He's a bit of a boring old Knob to be honest. Why is it whenever you see those threads where people ask "Which celebrities dead or alive would you have at a dinner party" and people always include Stephen fecking Fry?

I would have John Lydon, Keith Moon and Oliver Reed. 

Soz, carry on.


----------



## eurajohn (May 9, 2005)

barryd said:


> I would have John Lydon, Keith Moon and Oliver Reed.
> 
> Soz, carry on.


That would be a bit of a quite party Barry
Unless of course Johnny Rotten can wake the dead.
.


----------



## peribro (Sep 6, 2009)

Never heard of QI but have seen Stephen Fry on something or other - I put him in the same camp as Jonathan Ross and all the other massive egoists. Wish they would all clear off together!


----------



## Pudsey_Bear (Sep 25, 2008)

Not bothered then eh, I quite like the bloke, I like his intelligence and his wit in most stuff he does (didn't watch Jeeves) QI although educational is bloody hard work as they all talk over each other way too much.


----------



## peribro (Sep 6, 2009)

Mrs P thinks he is great - as well as Jonathan Ross.

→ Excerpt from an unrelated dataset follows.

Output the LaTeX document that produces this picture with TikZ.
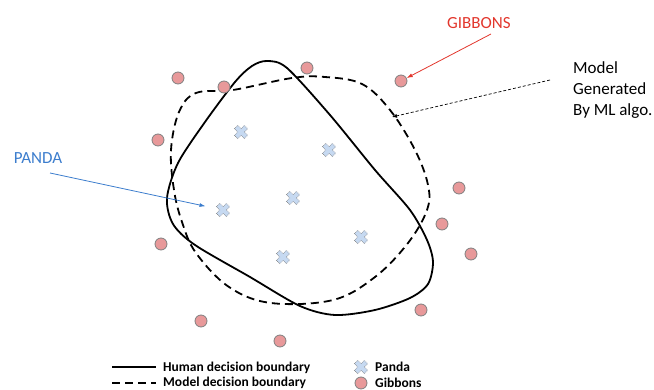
\documentclass[tikz,border=0pt]{standalone}
\usepackage{fontspec}
\setmainfont{Carlito}
\usetikzlibrary{arrows.meta}
\definecolor{gibbonfill}{RGB}{232,153,154}
\definecolor{pandafill}{RGB}{198,217,241}
\definecolor{gibbonred}{RGB}{226,54,44}
\definecolor{pandablue}{RGB}{60,125,205}
\tikzset{
  gibbon/.style={circle, draw=gray, fill=gibbonfill, line width=0.8pt, minimum size=12pt, inner sep=0pt},
  panda/.style={minimum size=17pt, inner sep=0pt, path picture={
    \filldraw[fill=pandafill, draw=gray, line width=0.6pt, densely dotted,
      shift={(path picture bounding box.center)}]
      (-3.3,-6.6) -- (0,-3.3) -- (3.3,-6.6) -- (6.6,-3.3) -- (3.3,0) -- (6.6,3.3)
      -- (3.3,6.6) -- (0,3.3) -- (-3.3,6.6) -- (-6.6,3.3) -- (-3.3,0) -- (-6.6,-3.3) -- cycle;}},
  human/.style={line width=1.8pt},
  model/.style={line width=1.8pt, dash pattern=on 8pt off 5pt},
  legend/.style={font=\bfseries\fontsize{13.5}{15}\selectfont, anchor=west, inner sep=0pt}
}

\begin{document}
\begin{tikzpicture}[x=1pt, y=-1pt]
  \useasboundingbox (0,0) rectangle (654,390);

  % decision boundaries
  \draw[human] plot[smooth cycle, tension=0.5] coordinates {
    (267,61) (287,68) (330,115) (375,170) (410,210) (427,240) (433,262)
    (428,284) (410,298) (375,310) (335,315) (300,306) (250,277) (195,245) (173,224)
    (167,198) (178,163) (205,122) (235,82) (252,66)};
  \draw[model] plot[smooth cycle, tension=0.6] coordinates {
    (325,77) (292,78) (233,90) (196,93) (179,112) (171,150) (174,190) (182,222)
    (196,253) (229,287) (271,303) (333,300) (375,277) (408,243) (427,210)
    (428,185) (415,150) (390,110) (362,84)};

  % gibbons
  \foreach \n/\x/\y in {1/178/78, 2/224/87, 3/307/68, 4/401/81, 5/158/140, 6/459/188,
                        7/442/224, 8/471/254, 9/161/244, 10/421/310, 11/201/321, 12/280/341}
    \node[gibbon] (g\n) at (\x,\y) {};

  % pandas
  \foreach \n/\x/\y in {1/241/132, 2/329/150, 3/293/198, 4/223/210, 5/361/237, 6/283/257}
    \node[panda] (p\n) at (\x,\y) {};

  % labels
  \node[text=gibbonred, font=\fontsize{17}{20}\selectfont] (gibbonstxt) at (479,23) {GIBBONS};
  \node[text=pandablue, font=\fontsize{17}{20}\selectfont] (pandatxt) at (38,158) {PANDA};
  \node[anchor=north west, align=left, inner sep=0pt, font=\fontsize{17}{21}\selectfont]
    (modeltxt) at (573,61) {Model\\Generated\\By ML algo.};

  \coordinate (gibbonsfrom) at (491,34);
  \coordinate (pandafrom) at (50,173);
  \coordinate (modelfrom) at (550,80);
  \coordinate (modelto) at (392,117);
  \draw[gibbonred, line width=0.8pt, -{Latex[length=6pt, width=4pt]}] (gibbonsfrom) -- (g4);
  \draw[pandablue, line width=0.8pt, -{Latex[length=6pt, width=4pt]}, shorten >=9pt] (pandafrom) -- (p4);
  \draw[line width=0.7pt, dash pattern=on 3pt off 2pt, -{Latex[length=5pt, width=4pt]}] (modelfrom) -- (modelto);

  % legend
  \draw[human] (112,367) -- (156,367);
  \draw[model] (112,383) -- (156,383);
  \node[legend] (humanleg) at (163,368) {Human decision boundary};
  \node[legend] (modelleg) at (163,383) {Model decision boundary};
  \node[panda] (pandamark) at (361,367) {};
  \node[gibbon] (gibbonmark) at (361,383) {};
  \node[legend] (pandaleg) at (375,367) {Panda};
  \node[legend] (gibbonleg) at (375,383) {Gibbons};
\end{tikzpicture}
\end{document}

That's probably why we mostly watch TV in different rooms!


----------



## Pudsey_Bear (Sep 25, 2008)

peribro said:


> Mrs P thinks he is great - as well as Jonathan Ross. That's probably why we mostly watch TV in different rooms!


I was going to say she at least has some taste > but then saw she Liked that Ross git.


----------



## peribro (Sep 6, 2009)

Kev_n_Liz said:


> I was going to say she at least has some taste > but then saw she Liked that Ross git.


It worries me somewhat as she must have had good taste at some point as she married me!


----------



## Pudsey_Bear (Sep 25, 2008)

peribro said:


> It worries me somewhat as she must have had good taste at some point as she married me!


She may have just been desperate Peter


----------



## DJMotorhomer (Apr 15, 2010)

Mr Fry is a very very intelligent person and I for one really enjoyed QI (past tense) giving wonderful unknown facts about a vast range of subjects. Fir instance did you know that the Puffin is not the wonderful colour we all know it is all year round, but is merely an abundance of colour only while it is mating !! the rest of the time they are nearly all black !!
Ms Torkvig isn't the least bit funny so I will pass on future series.

DJM


----------